Amour
di Michael Haneke, 2012
L’ultimo film del grande regista austriaco poteva sembrare, a una prima occhiata distratta, una deviazione dalla cifra abituale del suo cinema, dai suoi temi e dal suo stile, ma in verità si tratta di un altro spietato ritratto, a suo modo persino più estremo del solito, di una sicurezza borghese che si frantuma, meglio ancora che si decompone lentamente di fronte ai nostri occhi, ambientato ancora una volta in una casa – che, non a caso, è stata da poco oggetto di una tentata effrazione – che diventa una trappola e una prigione, in cui tutto ciò che vi è contenuto – la musica, la cultura, la memoria – finisce per diventare l’ultima beffa di fronte alla fragilità dell’esistenza e all’ineluttabilità della morte. Dopo aver aperto la storia in modo sconcertante e insieme necessario (ai suoi occhi una progressione narrativa verso questa conclusione sarebbe, probabilmente, un tradimento e un ricatto nei confronti dello spettatore), Haneke racconta la storia di Georges e di Anne in un lungo flashback, spezzando il tempo a colpi di accetta e poi diluendolo con tenerezza e brutalità, non concedendo alcuna tregua a loro né a noi (e nemmeno ai sogni) e facendo viaggiare il suo sguardo glaciale in parallelo al nostro: il regista sembra quasi mettersi in disparte, a osservare con il cinismo di un etnologo nascosto dietro una parete trasparente.

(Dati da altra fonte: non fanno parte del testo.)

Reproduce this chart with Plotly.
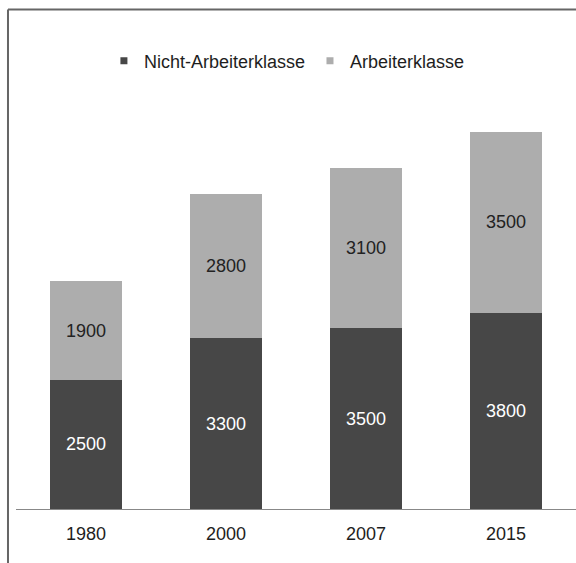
import plotly.graph_objects as go

years = ["1980", "2000", "2007", "2015"]
nicht_arbeiter = [2500, 3300, 3500, 3800]
arbeiter = [1900, 2800, 3100, 3500]
series_names = ["Nicht-Arbeiterklasse", "Arbeiterklasse"]

FONT = "Liberation Sans, Arial, Helvetica, sans-serif"
DARK = "#474747"
LIGHT = "#adadad"
FS = 18

fig = go.Figure()
fig.add_trace(go.Bar(
    x=years, y=nicht_arbeiter, name=series_names[0], showlegend=False,
    legendgroup="n",
    marker=dict(color=DARK, line=dict(width=0)),
    text=[str(v) for v in nicht_arbeiter], textposition="inside",
    insidetextanchor="middle", textangle=0,
    textfont=dict(color="white", size=FS, family=FONT),
))
fig.add_trace(go.Bar(
    x=years, y=arbeiter, name=series_names[1], showlegend=False,
    legendgroup="a",
    marker=dict(color=LIGHT, line=dict(width=0)),
    text=[str(v) for v in arbeiter], textposition="inside",
    insidetextanchor="middle", textangle=0,
    textfont=dict(color="#222222", size=FS, family=FONT),
))
# legend entries with small square markers
for nm, col, grp in [(series_names[0], DARK, "n"), (series_names[1], LIGHT, "a")]:
    fig.add_trace(go.Scatter(
        x=[None], y=[None], mode="markers", name=nm, legendgroup=grp,
        marker=dict(symbol="square", size=7, color=col), showlegend=True,
    ))

fig.update_layout(
    width=576, height=563,
    barmode="stack", bargap=0.486,
    paper_bgcolor="white", plot_bgcolor="white",
    margin=dict(l=16, r=0, t=100, b=54),
    font=dict(family=FONT, size=FS, color="#1e1e1e"),
    showlegend=True,
    legend=dict(orientation="h", x=0.157, xanchor="left", y=1.095, yanchor="middle",
                font=dict(size=FS, color="#1e1e1e"), itemwidth=30,
                traceorder="normal", bgcolor="rgba(0,0,0,0)"),
    xaxis=dict(showline=True, linecolor="#888888", linewidth=1, ticks="",
               showgrid=False, ticklabelstandoff=8,
               tickfont=dict(size=FS, color="#1e1e1e")),
    yaxis=dict(range=[0, 7910], visible=False, showgrid=False),
    shapes=[
        dict(type="line", xref="paper", yref="paper", x0=-0.0143, x1=-0.0143,
             y0=1.2213, y1=-0.3, line=dict(color="#666666", width=2)),
        dict(type="line", xref="paper", yref="paper", x0=-0.0143, x1=1.05,
             y0=1.2213, y1=1.2213, line=dict(color="#666666", width=2)),
    ],
)

fig.write_html("out.html")
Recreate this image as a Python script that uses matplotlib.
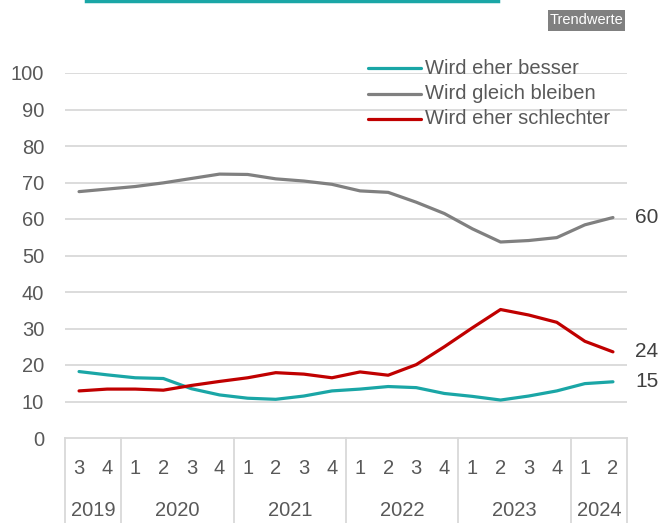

Girato con la solita precisione chirurgica attraverso un uso magistrale degli spazi interni, Amour è un film apparentemente semplice ed essenziale ma scardina gli equilibri delle nostre certezze e delle nostre coscienze con una franchezza quasi insostenibile, lasciando infine un dubbio aperto e bruciante sui confini dei sentimenti, sulla natura stessa di un gesto definitivo, sull’egoismo, sulla dolcezza, e sulla crudeltà dell’amore.
scusa, non c’è (sallusti docet) la faccio…
immagino volessi dire effrazione, le infrazioni sono quelle al codice della strada
sì, ecco, grazie, l’età si fa sentire anche da queste parti eh.